• TASK GOAL
How many lines in the listing below include the word "chart"? Reply with the count alone.
■ ■ ■ ■
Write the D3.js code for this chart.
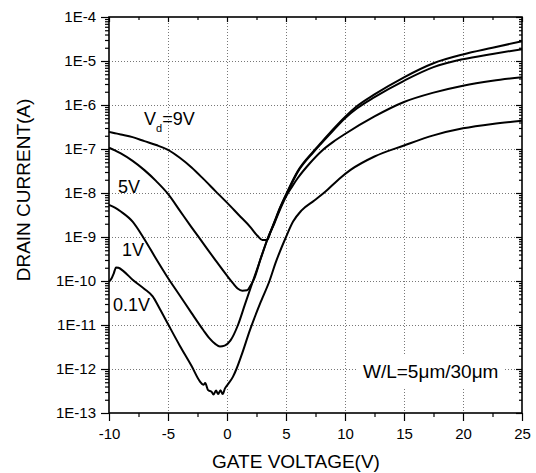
<!DOCTYPE html>
<html>
<head>
<meta charset="utf-8">
<script src="https://cdn.jsdelivr.net/npm/d3@7"></script>
<style>
  html, body { margin: 0; padding: 0; background: #fff; }
  svg { display: block; font-family: "Liberation Sans", Arial, sans-serif; }
</style>
</head>
<body>
<svg id="chart" width="536" height="473"></svg>
<script>
// ---- data (gate voltage in V, drain current in A) ----
const xTicks = [-10, -5, 0, 5, 10, 15, 20, 25];
const yTicks = [1e-13, 1e-12, 1e-11, 1e-10, 1e-9, 1e-8, 1e-7, 1e-6, 1e-5, 1e-4];

const vg9 = [-10, -9.5, -9, -8, -7, -6, -5, -4, -3, -2, -1, 0, 1, 2, 2.6, 3.0, 3.4, 3.7, 4.0, 4.5, 5.06, 6, 7.3, 8, 9, 10, 11, 12.5, 15, 17.5, 20, 22.5, 25];
const id9 = [2.45e-7, 2.29e-7, 2.14e-7, 1.86e-7, 1.51e-7, 1.23e-7, 9.55e-8, 6.31e-8, 3.80e-8, 2.09e-8, 1.12e-8, 6.03e-9, 3.16e-9, 1.66e-9, 1.05e-9, 8.51e-10, 8.51e-10, 1.32e-9, 2.14e-9, 4.68e-9, 1.0e-8, 3.16e-8, 8.71e-8, 1.41e-7, 2.82e-7, 5.37e-7, 9.33e-7, 1.74e-6, 4.27e-6, 8.91e-6, 1.41e-5, 2.0e-5, 2.82e-5];

const vg5 = [-10, -9.5, -9, -8, -7, -6, -5, -4, -3, -2, -1, 0, 0.5, 0.9, 1.3, 1.7, 2.0, 2.3, 2.9, 3.5, 4.0, 4.5, 5.06, 6, 7.3, 8, 9, 10, 11, 12.5, 15, 17.5, 20, 22.5, 25];
const id5 = [1.07e-7, 9.33e-8, 7.94e-8, 5.37e-8, 3.31e-8, 1.86e-8, 9.55e-9, 3.98e-9, 1.66e-9, 7.08e-10, 3.02e-10, 1.32e-10, 8.91e-11, 6.76e-11, 6.03e-11, 6.17e-11, 7.94e-11, 1.12e-10, 3.55e-10, 1.0e-9, 2.09e-9, 4.57e-9, 9.55e-9, 3.02e-8, 8.32e-8, 1.35e-7, 2.63e-7, 5.01e-7, 8.32e-7, 1.51e-6, 3.55e-6, 7.24e-6, 1.10e-5, 1.45e-5, 1.86e-5];

const vg1 = [-10, -9.5, -9, -8, -7, -6, -5, -4, -3, -2, -1.5, -1, -0.6, -0.2, 0.3, 0.93, 1.5, 2.2, 2.9, 3.5, 4.0, 4.5, 5.06, 5.5, 6, 7, 8, 9, 10, 12.5, 15, 17.5, 20, 22.5, 25];
const id1 = [5.37e-9, 4.68e-9, 3.80e-9, 2.24e-9, 8.91e-10, 3.16e-10, 1.17e-10, 4.68e-11, 1.86e-11, 7.59e-12, 5.01e-12, 3.72e-12, 3.24e-12, 3.39e-12, 4.47e-12, 1.0e-11, 2.82e-11, 1.0e-10, 3.47e-10, 1.0e-9, 2.0e-9, 4.27e-9, 8.91e-9, 1.38e-8, 2.19e-8, 4.68e-8, 8.91e-8, 1.45e-7, 2.19e-7, 5.50e-7, 1.17e-6, 1.91e-6, 2.75e-6, 3.55e-6, 4.27e-6];

const vg01 = [-10, -9.8, -9.6, -9.4, -9.2, -8.8, -8, -7, -6.3, -5.7, -5, -4, -3, -2.3, -2.0, -1.85, -1.6, -1.3, -1.15, -0.93, -0.75, -0.55, -0.37, -0.17, 0.1, 0.5, 0.8, 1.24, 1.95, 2.9, 3.6, 4.1, 5.0, 5.6, 6.3, 7.4, 8.3, 9.5, 10.5, 12.5, 15, 17.5, 20, 22.5, 25];
const id01 = [9.55e-11, 1.12e-10, 1.48e-10, 2.04e-10, 2.0e-10, 1.70e-10, 1.07e-10, 6.61e-11, 4.47e-11, 2.34e-11, 1.05e-11, 3.39e-12, 1.17e-12, 5.25e-13, 4.37e-13, 4.79e-13, 3.31e-13, 3.02e-13, 2.63e-13, 3.24e-13, 2.69e-13, 3.31e-13, 2.69e-13, 3.63e-13, 4.57e-13, 6.61e-13, 1.0e-12, 2.09e-12, 7.76e-12, 3.55e-11, 1.0e-10, 2.51e-10, 1.0e-9, 2.24e-9, 3.98e-9, 6.76e-9, 1.05e-8, 2.09e-8, 3.39e-8, 6.76e-8, 1.20e-7, 2.04e-7, 2.95e-7, 3.72e-7, 4.37e-7];

const seriesNames = ["9V", "5V", "1V", "0.1V"];
const seriesX = [vg9, vg5, vg1, vg01];
const seriesY = [id9, id5, id1, id01];

// ---- layout ----
const L = 109, R = 522, T = 17, B = 413;
const svg = d3.select("#chart");
const x = d3.scaleLinear().domain([-10, 25]).range([L, R]);
const y = d3.scaleLog().domain([1e-13, 1e-4]).range([B, T]);

const xMinor = [];
for (let v = -7.5; v < 25; v += 5) xMinor.push(v);
const yMinor = [];
for (let e = -13; e < -4; e++) for (let k = 2; k <= 9; k++) yMinor.push(k * Math.pow(10, e));

// grid
const grid = svg.append("g").attr("stroke", "#777").attr("stroke-width", 1).attr("stroke-dasharray", "1,2");
grid.selectAll("line.gx").data(xTicks.slice(1, -1)).join("line")
  .attr("x1", d => Math.round(x(d)) + 0.5).attr("x2", d => Math.round(x(d)) + 0.5)
  .attr("y1", T).attr("y2", B);
grid.selectAll("line.gy").data(yTicks.slice(1, -1)).join("line")
  .attr("y1", d => Math.round(y(d)) + 0.5).attr("y2", d => Math.round(y(d)) + 0.5)
  .attr("x1", L).attr("x2", R);

function clean(g) { g.select(".domain").remove(); g.selectAll("line").attr("stroke-width", 1.2); }

// bottom axis
svg.append("g").attr("transform", `translate(0,${B})`)
  .call(d3.axisBottom(x).tickValues(xTicks).tickSize(8).tickPadding(7).tickSizeOuter(0).tickFormat(d => String(d)))
  .call(clean)
  .call(g => g.selectAll("text").attr("font-size", 15).attr("font-family", "Liberation Sans, Arial, sans-serif").attr("fill", "#000"));
svg.append("g").attr("transform", `translate(0,${B})`)
  .call(d3.axisBottom(x).tickValues(xMinor).tickSize(4).tickFormat("").tickSizeOuter(0)).call(clean);

// top axis (inward)
svg.append("g").attr("transform", `translate(0,${T})`)
  .call(d3.axisBottom(x).tickValues(xTicks).tickSize(5).tickFormat("").tickSizeOuter(0)).call(clean);
svg.append("g").attr("transform", `translate(0,${T})`)
  .call(d3.axisBottom(x).tickValues(xMinor).tickSize(3).tickFormat("").tickSizeOuter(0)).call(clean);

// left axis
svg.append("g").attr("transform", `translate(${L},0)`)
  .call(d3.axisLeft(y).tickValues(yTicks).tickSize(8).tickPadding(5).tickSizeOuter(0)
    .tickFormat(d => "1E" + Math.round(Math.log10(d))))
  .call(clean)
  .call(g => g.selectAll("text").attr("font-size", 15).attr("font-family", "Liberation Sans, Arial, sans-serif").attr("fill", "#000"));
svg.append("g").attr("transform", `translate(${L},0)`)
  .call(d3.axisLeft(y).tickValues(yMinor).tickSize(4).tickFormat("").tickSizeOuter(0)).call(clean);

// right axis (inward)
svg.append("g").attr("transform", `translate(${R},0)`)
  .call(d3.axisLeft(y).tickValues(yTicks).tickSize(6).tickFormat("").tickSizeOuter(0)).call(clean);
svg.append("g").attr("transform", `translate(${R},0)`)
  .call(d3.axisLeft(y).tickValues(yMinor).tickSize(3).tickFormat("").tickSizeOuter(0)).call(clean);

// frame
svg.append("rect").attr("x", L).attr("y", T).attr("width", R - L).attr("height", B - T)
  .attr("fill", "none").attr("stroke", "#000").attr("stroke-width", 1.6);

// curves
const line = d3.line().x(d => x(d[0])).y(d => y(d[1])).curve(d3.curveMonotoneX);
seriesNames.forEach((name, i) => {
  const pts = seriesX[i].map((v, j) => [v, seriesY[i][j]]);
  svg.append("path").datum(pts).attr("d", line)
    .attr("fill", "none").attr("stroke", "#000").attr("stroke-width", 2).attr("stroke-linejoin", "round");
});

// annotations
const font = "Liberation Sans, Arial, sans-serif";
const vd = svg.append("text").attr("x", 144).attr("y", 125).attr("font-size", 18).attr("font-family", font);
vd.append("tspan").text("V");
vd.append("tspan").attr("dy", 7).attr("font-size", 11).text("d");
vd.append("tspan").attr("dy", -7).text("=9V");

svg.append("text").attr("x", 118).attr("y", 193).attr("font-size", 18).attr("font-family", font).text("5V");
svg.append("text").attr("x", 122).attr("y", 256).attr("font-size", 18).attr("font-family", font).text("1V");
svg.append("text").attr("x", 113).attr("y", 311).attr("font-size", 18).attr("font-family", font).text("0.1V");

svg.append("rect").attr("x", 358).attr("y", 354).attr("width", 146).attr("height", 35).attr("fill", "#fff");
svg.append("text").attr("x", 363).attr("y", 378).attr("font-size", 19).attr("font-family", font).text("W/L=5\u03BCm/30\u03BCm");

// axis titles
svg.append("text").attr("x", 296).attr("y", 468).attr("text-anchor", "middle")
  .attr("font-size", 19).attr("font-family", font).text("GATE VOLTAGE(V)");
svg.append("text").attr("transform", "translate(30,190) rotate(-90)").attr("text-anchor", "middle")
  .attr("font-size", 19).attr("font-family", font).text("DRAIN CURRENT(A)");
</script>
</body>
</html>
■ ■ ■ ■
• SOLUTION FOR THIS TASK
3